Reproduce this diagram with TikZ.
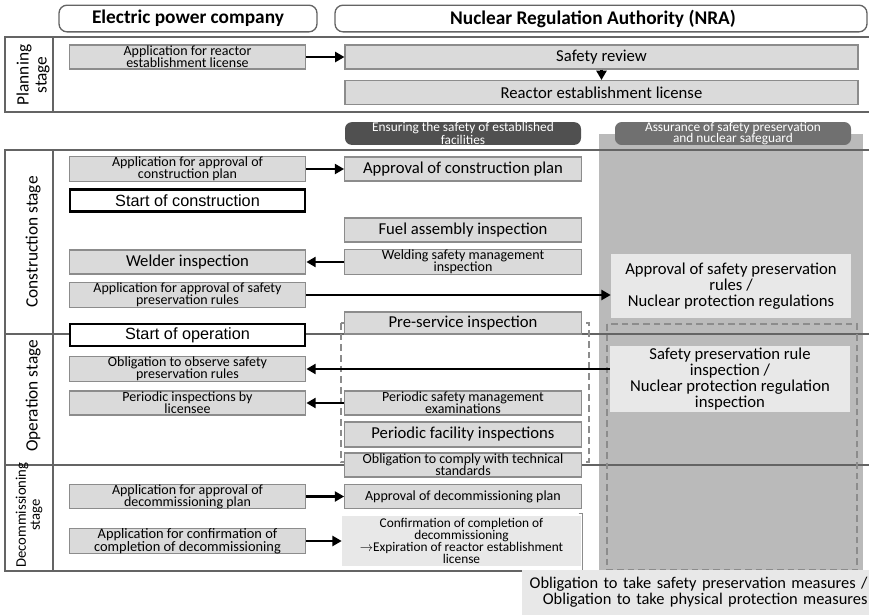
\documentclass[tikz,border=0pt]{standalone}
\usepackage{fontspec}
\setmainfont{Carlito}
\newfontfamily\arialfont{Liberation Sans}
\usetikzlibrary{arrows.meta}

\definecolor{boxfill}{RGB}{218,218,218}
\definecolor{boxline}{RGB}{140,140,140}
\definecolor{lightfill}{RGB}{232,232,232}
\definecolor{colgray}{RGB}{186,186,186}
\definecolor{headdark}{RGB}{80,80,80}
\definecolor{headmid}{RGB}{112,112,112}
\definecolor{frameline}{RGB}{100,100,100}
\definecolor{dashgray}{RGB}{140,140,140}

\tikzset{
  box/.style={rectangle, draw=boxline, fill=boxfill, line width=0.8pt, minimum width=177.5pt, minimum height=18pt, inner xsep=1pt, inner ysep=0pt, align=center, font=\fontsize{10.5}{9.2}\selectfont},
  bigtxt/.style={font=\fontsize{12.5}{12}\selectfont},
  midtxt/.style={font=\fontsize{10.5}{10}\selectfont},
  startbox/.style={rectangle, draw=black, fill=white, line width=1.6pt, minimum width=176pt, minimum height=16.5pt, inner sep=1pt, font=\arialfont\fontsize{12.2}{13}\selectfont},
  softbox/.style={rectangle, fill=lightfill, inner sep=1pt, align=center},
  headbox/.style={rectangle, rounded corners=6pt, draw=frameline, fill=white, line width=1pt, minimum height=20pt, inner ysep=0pt, font=\bfseries\fontsize{14.5}{15}\selectfont},
  colhead/.style={rectangle, rounded corners=5pt, minimum width=177pt, minimum height=17pt, inner sep=0pt, text=white, align=center, font=\fontsize{10}{8.6}\selectfont},
  stagelbl/.style={rotate=90, align=center, font=\fontsize{13}{13.5}\selectfont},
  flow/.style={-{Triangle[length=7pt,width=7.5pt]}, line width=2pt},
  frame/.style={draw=frameline, line width=1.1pt},
  dashframe/.style={draw=dashgray, line width=1.5pt, dash pattern=on 5pt off 3pt},
}

\begin{document}
\begin{tikzpicture}[x=0.75pt,y=0.75pt,yscale=-1,xscale=1]
\useasboundingbox (0,0) rectangle (869,615);

%Shape: Gray column
\fill[colgray] (599,134) rectangle (863,570);

%Straight Lines: planning frame
\draw[frame] (869,37) -- (5,37) -- (5,112) -- (869,112);
\draw[frame] (53,37) -- (53,112);
%Straight Lines: stage frame
\draw[frame] (869,150) -- (5,150) -- (5,571) -- (869,571);
\draw[frame] (53,150) -- (53,571);
\draw[draw=frameline, line width=0.9pt] (5,334) -- (869,334);
\draw[draw=frameline, line width=0.9pt] (5,465) -- (869,465);

%Dashed Rectangles
\draw[dashframe] (341,323) rectangle (589,462);
\draw[dashframe] (607,324) rectangle (857,570);

% Header Nodes
\node[headbox, minimum width=193.5pt] (epc) at (188,18.5) {Electric power company};
\node[headbox, minimum width=399pt] (nra) at (601,18.5) {Nuclear Regulation Authority (NRA)\hspace*{12pt}};

% Stage labels
\node[stagelbl] (lblPlan) at (33,75) {Planning\\stage};
\node[stagelbl] (lblCon) at (33,242) {Construction stage};
\node[stagelbl] (lblOp) at (33,396) {Operation stage};
\node[stagelbl, font=\fontsize{11}{10.5}\selectfont] (lblDec) at (29,515) {Decommissioning\\stage};

% Planning stage
\node[box] (appRel) at (187.5,57) {Application for reactor\\establishment license};
\node[box, bigtxt, minimum width=384.75pt] (safRev) at (601.5,57) {Safety review};
\node[box, bigtxt, minimum width=384.75pt] (relLic) at (601.5,92.5) {Reactor establishment license};

% Column headers
\node[colhead, fill=headdark] (ensHead) at (463,133.5) {Ensuring the safety of established\\facilities};
\node[colhead, fill=headmid] (assHead) at (733,133.5) {Assurance of safety preservation\\and nuclear safeguard};

% Construction stage
\node[box] (appCon) at (187.5,169) {Application for approval of\\construction plan};
\node[box, bigtxt] (apprCon) at (463,169) {Approval of construction plan};
\node[startbox] (startCon) at (187.5,200.5) {Start of construction};
\node[box, bigtxt] (fuelIns) at (463,230) {Fuel assembly inspection};
\node[box, bigtxt] (welder) at (187.5,262) {Welder inspection};
\node[box] (weldSafe) at (463,262) {Welding safety management\\inspection};
\node[box] (appPres) at (187.5,295) {Application for approval of safety\\preservation rules};
\node[softbox, bigtxt, minimum width=180pt, minimum height=48pt] (apprPres) at (731,286) {Approval of safety preservation\\rules /\\Nuclear protection regulations};

% Operation stage
\node[startbox, minimum height=17pt] (startOp) at (187.5,335) {Start of operation};
\node[box, bigtxt, minimum height=16.5pt] (preSvc) at (463,323) {Pre-service inspection};
\node[box] (obsRules) at (187.5,369) {Obligation to observe safety\\preservation rules};
\node[softbox, bigtxt, minimum width=180pt, minimum height=49.5pt] (presInsp) at (730,379) {Safety preservation rule\\inspection /\\Nuclear protection regulation\\inspection};
\node[box] (perLic) at (187.5,403) {Periodic inspections by\\licensee};
\node[box] (perSafe) at (463,403) {Periodic safety management\\examinations};
\node[box, bigtxt, minimum height=18.75pt] (perFac) at (463,434.5) {Periodic facility inspections};
\node[box] (techStd) at (463,465) {Obligation to comply with technical\\standards};

% Decommissioning stage
\node[box] (appDec) at (187.5,496.5) {Application for approval of\\decommissioning plan};
\node[box, midtxt] (apprDec) at (463,496.5) {Approval of decommissioning plan};
\node[box, font=\fontsize{10.8}{9.4}\selectfont] (appConf) at (187.5,541) {Application for confirmation of\\completion of decommissioning};
\node[softbox, font=\fontsize{10}{9}\selectfont, inner ysep=0pt, minimum width=179.25pt, minimum height=37.5pt] (conf) at (461.5,541) {Confirmation of completion of\\decommissioning\\$\rightarrow$Expiration of reactor establishment\\license};
\draw[boxline, line width=0.6pt] ([shift={(-2pt,-2pt)}]conf.north east) -- ([shift={(1pt,-2pt)}]conf.north east) -- ([shift={(1pt,3pt)}]conf.south east) -- ([shift={(-2pt,3pt)}]conf.south east);

% Bottom note
\node[softbox, font=\fontsize{12.3}{12}\selectfont, text width=258pt, inner xsep=1pt, minimum height=33.75pt, align=right] (oblig) at (695.5,592.5) {Obligation to take safety preservation measures /\\Obligation to take physical protection measures};

%Arrows
\draw[flow] (appRel) -- (safRev);
\draw[flow] (safRev) -- (relLic);
\draw[flow] (appCon) -- (apprCon);
\draw[flow] (weldSafe) -- (welder);
\draw[flow] (appPres.east) -- (appPres.east -| apprPres.west);
\draw[flow] (obsRules.east -| presInsp.west) -- (obsRules.east);
\draw[flow] (perSafe) -- (perLic);
\draw[flow] (appDec) -- (apprDec);
\draw[flow] (appConf) -- (conf);

\end{tikzpicture}
\end{document}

PROBLEM STATEMENT
Lines of the listing that contain the word "with" are to be counted; report only their number.

COMPLETE OUTPUT
2